# WHAT IS BEING ASKED:
From the first line of the listing below, retype each line up to and including the one with "(6,850.5) -- (1197,850.5);"; pictures stay out.

[Start]

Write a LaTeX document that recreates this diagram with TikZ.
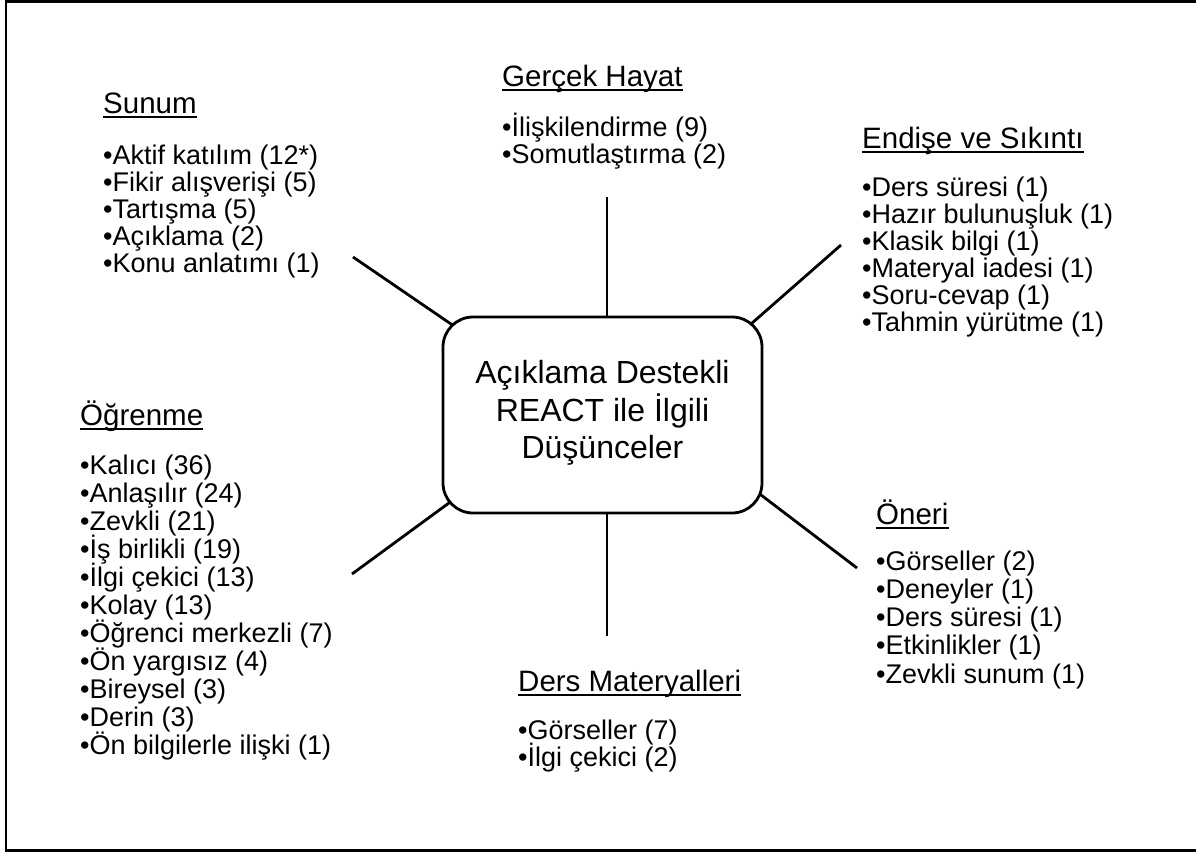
\documentclass[tikz,border=0pt]{standalone}
\usepackage{fontspec}
\setmainfont{Liberation Sans}
\usetikzlibrary{backgrounds}
\begin{document}
\begin{tikzpicture}[x=1pt,y=-1pt,
  head/.style={anchor=base west, inner sep=0pt, font=\fontsize{29.5}{34}\selectfont},
  item/.style={anchor=base west, inner sep=0pt, font=\fontsize{27}{30}\selectfont},
  ctext/.style={anchor=base, inner sep=0pt, font=\fontsize{32}{38}\selectfont},
  spoke/.style={line width=2.8pt},
  uline/.style={line width=2pt},
  frame/.style={line width=2.5pt}]
\useasboundingbox (0,0) rectangle (1196,852);
\draw[frame] (1197,1.3) -- (6,1.3) -- (6,850.5) -- (1197,850.5);

% centre box
\node[draw, line width=2.8pt, rounded corners=30pt, fill=white,
      minimum width=319pt, minimum height=196pt, inner sep=0pt] (c) at (602.5,415) {};
\node[ctext] (c1) at (602.5,383) {Açıklama Destekli};
\node[ctext] (c2) at (602.5,421) {REACT ile İlgili};
\node[ctext] (c3) at (602.5,458) {Düşünceler};

% spokes
\coordinate (to) at (607,197);  \coordinate (ti) at (607,330);
\coordinate (bo) at (607,636);  \coordinate (bi) at (607,500);
\coordinate (ulo) at (353,257); \coordinate (uli) at (470,337);
\coordinate (uro) at (841,245); \coordinate (uri) at (735,338);
\coordinate (llo) at (352,574); \coordinate (lli) at (468,489);
\coordinate (lro) at (857,568); \coordinate (lri) at (740,479);
\begin{scope}[on background layer]
  \draw[spoke] (to) -- (ti);
  \draw[spoke] (bo) -- (bi);
  \draw[spoke] (ulo) -- (uli);
  \draw[spoke] (uro) -- (uri);
  \draw[spoke] (llo) -- (lli);
  \draw[spoke] (lro) -- (lri);
\end{scope}

% Sunum
\node[head] (hs) at (103,113) {Sunum};
\draw[uline] ([yshift=-4pt]hs.base west) -- ([yshift=-4pt]hs.base east);
\foreach \t [count=\i from 0] in {Aktif katılım (12*),Fikir alışverişi (5),Tartışma (5),Açıklama (2),Konu anlatımı (1)}
  \node[item] (s\i) at (103,{164+27*\i}) {•\t};

% Gerçek Hayat
\node[head] (hg) at (502,86) {Gerçek Hayat};
\draw[uline] ([yshift=-4pt]hg.base west) -- ([yshift=-4pt]hg.base east);
\foreach \t [count=\i from 0] in {İlişkilendirme (9),Somutlaştırma (2)}
  \node[item] (g\i) at (502,{136+27*\i}) {•\t};

% Endişe ve Sıkıntı
\node[head] (he) at (862,148) {Endişe ve Sıkıntı};
\draw[uline] ([yshift=-4pt]he.base west) -- ([yshift=-4pt]he.base east);
\foreach \t [count=\i from 0] in {Ders süresi (1),Hazır bulunuşluk (1),Klasik bilgi (1),Materyal iadesi (1),Soru-cevap (1),Tahmin yürütme (1)}
  \node[item] (e\i) at (862,{196+27*\i}) {•\t};

% Öğrenme
\node[head] (ho) at (80,425) {Öğrenme};
\draw[uline] ([yshift=-4pt]ho.base west) -- ([yshift=-4pt]ho.base east);
\foreach \t [count=\i from 0] in {Kalıcı (36),Anlaşılır (24),Zevkli (21),İş birlikli (19),İlgi çekici (13),Kolay (13),Öğrenci merkezli (7),Ön yargısız (4),Bireysel (3),Derin (3),Ön bilgilerle ilişki (1)}
  \node[item] (o\i) at (80,{474+28*\i}) {•\t};

% Öneri
\node[head] (hn) at (876,524) {Öneri};
\draw[uline] ([yshift=-4pt]hn.base west) -- ([yshift=-4pt]hn.base east);
\foreach \t [count=\i from 0] in {Görseller (2),Deneyler (1),Ders süresi (1),Etkinlikler (1),Zevkli sunum (1)}
  \node[item] (n\i) at (876,{570+28.3*\i}) {•\t};

% Ders Materyalleri
\node[head] (hd) at (518,691) {Ders Materyalleri};
\draw[uline] ([yshift=-4pt]hd.base west) -- ([yshift=-4pt]hd.base east);
\foreach \t [count=\i from 0] in {Görseller (7),İlgi çekici (2)}
  \node[item] (d\i) at (518,{739+27*\i}) {•\t};
\end{tikzpicture}
\end{document}
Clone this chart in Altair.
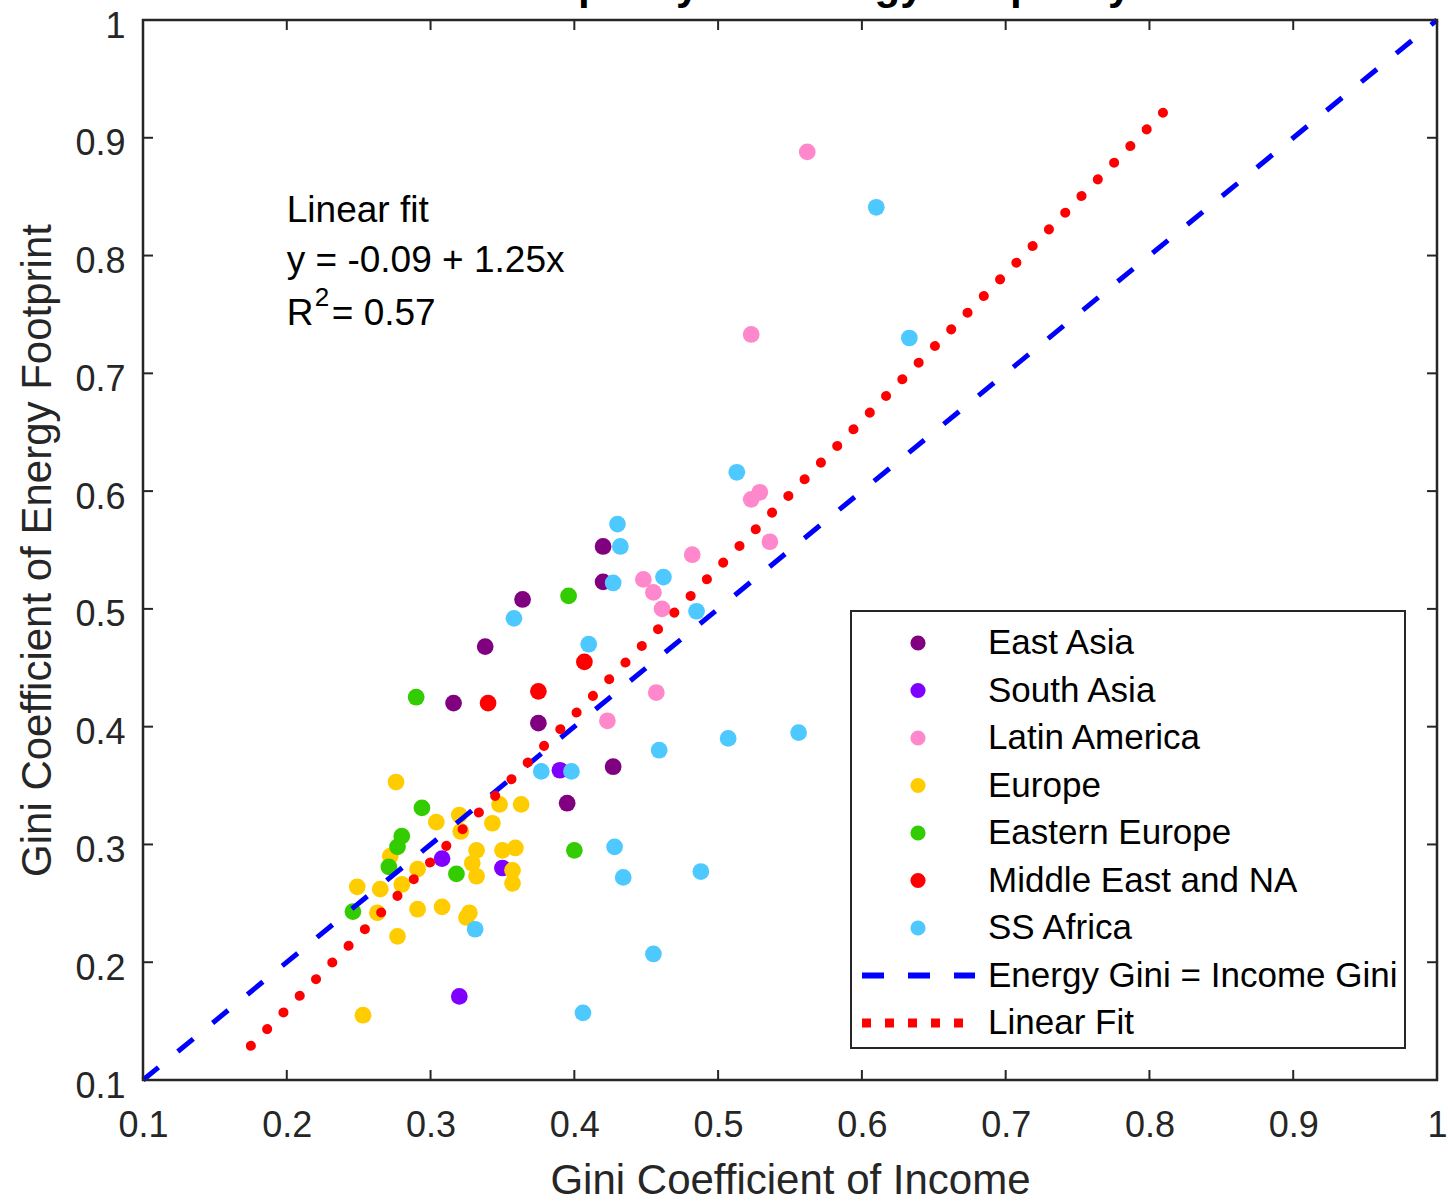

[End]

# ANSWER FOR THIS EXERCISE:
Write a LaTeX document that recreates this diagram with TikZ.
\documentclass[tikz,border=0pt]{standalone}
\usepackage{fontspec}
\setmainfont{Liberation Sans}
\usetikzlibrary{backgrounds}
\begin{document}
\begin{tikzpicture}[x=1pt,y=-1pt,
  head/.style={anchor=base west, inner sep=0pt, font=\fontsize{29.5}{34}\selectfont},
  item/.style={anchor=base west, inner sep=0pt, font=\fontsize{27}{30}\selectfont},
  ctext/.style={anchor=base, inner sep=0pt, font=\fontsize{32}{38}\selectfont},
  spoke/.style={line width=2.8pt},
  uline/.style={line width=2pt},
  frame/.style={line width=2.5pt}]
\useasboundingbox (0,0) rectangle (1196,852);
\draw[frame] (1197,1.3) -- (6,1.3) -- (6,850.5) -- (1197,850.5);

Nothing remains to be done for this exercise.